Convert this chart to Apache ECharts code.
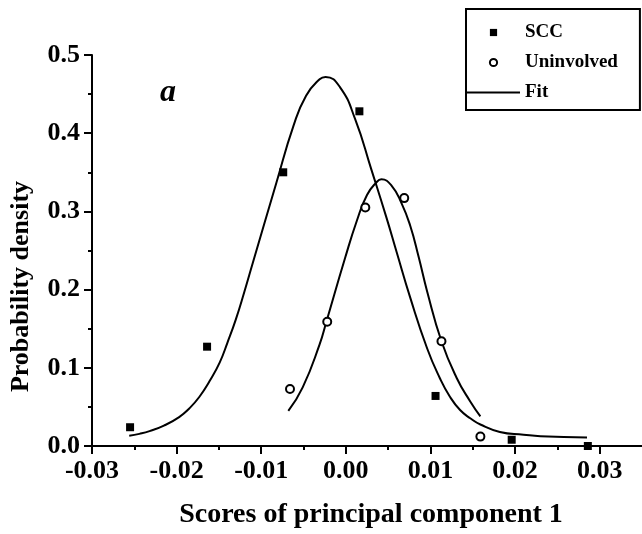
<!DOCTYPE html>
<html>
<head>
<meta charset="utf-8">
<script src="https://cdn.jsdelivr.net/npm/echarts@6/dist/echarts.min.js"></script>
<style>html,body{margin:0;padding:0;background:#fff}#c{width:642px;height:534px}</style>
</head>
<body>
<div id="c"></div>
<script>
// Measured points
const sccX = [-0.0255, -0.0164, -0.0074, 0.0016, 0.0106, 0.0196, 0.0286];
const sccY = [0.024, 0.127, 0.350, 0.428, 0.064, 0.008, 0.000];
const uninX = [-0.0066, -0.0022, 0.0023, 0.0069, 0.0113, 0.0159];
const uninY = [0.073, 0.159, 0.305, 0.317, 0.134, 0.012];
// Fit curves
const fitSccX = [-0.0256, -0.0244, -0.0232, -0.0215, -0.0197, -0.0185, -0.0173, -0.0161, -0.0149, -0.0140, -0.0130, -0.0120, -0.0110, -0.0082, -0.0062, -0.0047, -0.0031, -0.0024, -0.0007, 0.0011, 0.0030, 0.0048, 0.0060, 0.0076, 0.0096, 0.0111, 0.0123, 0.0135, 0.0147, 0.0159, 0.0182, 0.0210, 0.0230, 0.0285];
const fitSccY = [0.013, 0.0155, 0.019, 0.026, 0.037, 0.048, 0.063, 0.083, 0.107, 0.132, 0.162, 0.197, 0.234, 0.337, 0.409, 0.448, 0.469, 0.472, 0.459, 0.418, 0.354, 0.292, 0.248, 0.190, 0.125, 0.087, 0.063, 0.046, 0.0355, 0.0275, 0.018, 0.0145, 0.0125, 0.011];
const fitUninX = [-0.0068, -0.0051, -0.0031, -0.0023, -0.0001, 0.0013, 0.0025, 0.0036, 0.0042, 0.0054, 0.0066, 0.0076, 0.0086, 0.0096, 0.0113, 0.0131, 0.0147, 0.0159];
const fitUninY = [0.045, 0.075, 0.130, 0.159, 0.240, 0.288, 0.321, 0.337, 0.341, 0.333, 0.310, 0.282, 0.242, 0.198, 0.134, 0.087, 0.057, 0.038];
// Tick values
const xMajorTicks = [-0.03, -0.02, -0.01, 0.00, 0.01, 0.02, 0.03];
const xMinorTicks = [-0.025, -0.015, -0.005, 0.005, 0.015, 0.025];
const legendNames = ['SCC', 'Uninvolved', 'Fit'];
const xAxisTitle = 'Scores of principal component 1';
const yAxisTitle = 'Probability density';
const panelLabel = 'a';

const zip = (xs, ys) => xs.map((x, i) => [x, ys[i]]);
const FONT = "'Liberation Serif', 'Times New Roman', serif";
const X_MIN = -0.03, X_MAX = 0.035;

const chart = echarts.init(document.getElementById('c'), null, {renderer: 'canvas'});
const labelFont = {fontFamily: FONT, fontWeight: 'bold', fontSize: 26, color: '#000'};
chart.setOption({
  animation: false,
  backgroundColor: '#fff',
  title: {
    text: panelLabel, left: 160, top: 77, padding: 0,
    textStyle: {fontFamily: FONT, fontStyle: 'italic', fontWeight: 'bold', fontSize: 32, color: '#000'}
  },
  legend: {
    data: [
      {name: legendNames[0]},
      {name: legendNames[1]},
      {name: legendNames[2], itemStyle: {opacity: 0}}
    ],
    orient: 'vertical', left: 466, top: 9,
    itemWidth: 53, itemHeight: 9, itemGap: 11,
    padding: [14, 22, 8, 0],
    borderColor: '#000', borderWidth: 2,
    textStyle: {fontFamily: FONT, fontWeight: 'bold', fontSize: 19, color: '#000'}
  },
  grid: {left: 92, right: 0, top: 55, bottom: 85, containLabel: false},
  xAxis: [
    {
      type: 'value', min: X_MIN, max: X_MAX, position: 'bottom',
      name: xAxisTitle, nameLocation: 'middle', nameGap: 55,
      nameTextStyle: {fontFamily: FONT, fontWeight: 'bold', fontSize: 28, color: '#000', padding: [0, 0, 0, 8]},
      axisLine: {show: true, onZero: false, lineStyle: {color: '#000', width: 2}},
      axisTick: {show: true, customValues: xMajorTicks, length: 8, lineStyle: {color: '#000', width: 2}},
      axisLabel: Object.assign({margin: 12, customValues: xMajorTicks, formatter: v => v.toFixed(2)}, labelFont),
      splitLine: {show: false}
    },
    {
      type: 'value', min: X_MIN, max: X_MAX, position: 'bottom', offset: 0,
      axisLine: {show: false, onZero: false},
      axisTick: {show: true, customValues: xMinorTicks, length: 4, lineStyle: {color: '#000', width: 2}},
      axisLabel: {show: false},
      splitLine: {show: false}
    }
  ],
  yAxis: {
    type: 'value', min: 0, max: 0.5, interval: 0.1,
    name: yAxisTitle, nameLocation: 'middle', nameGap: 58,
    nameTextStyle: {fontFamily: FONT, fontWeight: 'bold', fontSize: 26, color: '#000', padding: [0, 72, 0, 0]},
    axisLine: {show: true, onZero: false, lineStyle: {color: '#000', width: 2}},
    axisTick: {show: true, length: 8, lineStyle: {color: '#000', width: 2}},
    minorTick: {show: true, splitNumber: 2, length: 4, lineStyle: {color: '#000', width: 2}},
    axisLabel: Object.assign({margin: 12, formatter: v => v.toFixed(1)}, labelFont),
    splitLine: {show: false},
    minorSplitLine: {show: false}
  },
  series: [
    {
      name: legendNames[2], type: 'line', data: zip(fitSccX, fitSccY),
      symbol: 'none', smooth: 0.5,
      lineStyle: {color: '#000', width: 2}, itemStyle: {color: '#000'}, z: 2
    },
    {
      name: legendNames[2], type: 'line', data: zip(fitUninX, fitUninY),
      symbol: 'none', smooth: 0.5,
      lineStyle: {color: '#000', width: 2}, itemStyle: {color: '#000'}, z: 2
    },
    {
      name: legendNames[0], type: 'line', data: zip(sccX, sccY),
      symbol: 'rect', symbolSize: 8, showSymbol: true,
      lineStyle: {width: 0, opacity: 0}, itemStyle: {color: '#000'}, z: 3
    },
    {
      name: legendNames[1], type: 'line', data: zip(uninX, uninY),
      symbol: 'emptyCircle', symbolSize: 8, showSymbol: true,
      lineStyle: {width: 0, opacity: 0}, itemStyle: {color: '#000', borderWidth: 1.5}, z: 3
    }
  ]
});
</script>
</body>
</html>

◆ ◆ ◆ ◆ ◆

• Task description
Reproduce only the lines from the beginning of the data through the line that contains "const X_MIN = -0.03, X_MAX = 0.035;", both included, and please drop the pictures.

• Exercise response
Convert this chart to Apache ECharts code.
<!DOCTYPE html>
<html>
<head>
<meta charset="utf-8">
<script src="https://cdn.jsdelivr.net/npm/echarts@6/dist/echarts.min.js"></script>
<style>html,body{margin:0;padding:0;background:#fff}#c{width:642px;height:534px}</style>
</head>
<body>
<div id="c"></div>
<script>
// Measured points
const sccX = [-0.0255, -0.0164, -0.0074, 0.0016, 0.0106, 0.0196, 0.0286];
const sccY = [0.024, 0.127, 0.350, 0.428, 0.064, 0.008, 0.000];
const uninX = [-0.0066, -0.0022, 0.0023, 0.0069, 0.0113, 0.0159];
const uninY = [0.073, 0.159, 0.305, 0.317, 0.134, 0.012];
// Fit curves
const fitSccX = [-0.0256, -0.0244, -0.0232, -0.0215, -0.0197, -0.0185, -0.0173, -0.0161, -0.0149, -0.0140, -0.0130, -0.0120, -0.0110, -0.0082, -0.0062, -0.0047, -0.0031, -0.0024, -0.0007, 0.0011, 0.0030, 0.0048, 0.0060, 0.0076, 0.0096, 0.0111, 0.0123, 0.0135, 0.0147, 0.0159, 0.0182, 0.0210, 0.0230, 0.0285];
const fitSccY = [0.013, 0.0155, 0.019, 0.026, 0.037, 0.048, 0.063, 0.083, 0.107, 0.132, 0.162, 0.197, 0.234, 0.337, 0.409, 0.448, 0.469, 0.472, 0.459, 0.418, 0.354, 0.292, 0.248, 0.190, 0.125, 0.087, 0.063, 0.046, 0.0355, 0.0275, 0.018, 0.0145, 0.0125, 0.011];
const fitUninX = [-0.0068, -0.0051, -0.0031, -0.0023, -0.0001, 0.0013, 0.0025, 0.0036, 0.0042, 0.0054, 0.0066, 0.0076, 0.0086, 0.0096, 0.0113, 0.0131, 0.0147, 0.0159];
const fitUninY = [0.045, 0.075, 0.130, 0.159, 0.240, 0.288, 0.321, 0.337, 0.341, 0.333, 0.310, 0.282, 0.242, 0.198, 0.134, 0.087, 0.057, 0.038];
// Tick values
const xMajorTicks = [-0.03, -0.02, -0.01, 0.00, 0.01, 0.02, 0.03];
const xMinorTicks = [-0.025, -0.015, -0.005, 0.005, 0.015, 0.025];
const legendNames = ['SCC', 'Uninvolved', 'Fit'];
const xAxisTitle = 'Scores of principal component 1';
const yAxisTitle = 'Probability density';
const panelLabel = 'a';

const zip = (xs, ys) => xs.map((x, i) => [x, ys[i]]);
const FONT = "'Liberation Serif', 'Times New Roman', serif";
const X_MIN = -0.03, X_MAX = 0.035;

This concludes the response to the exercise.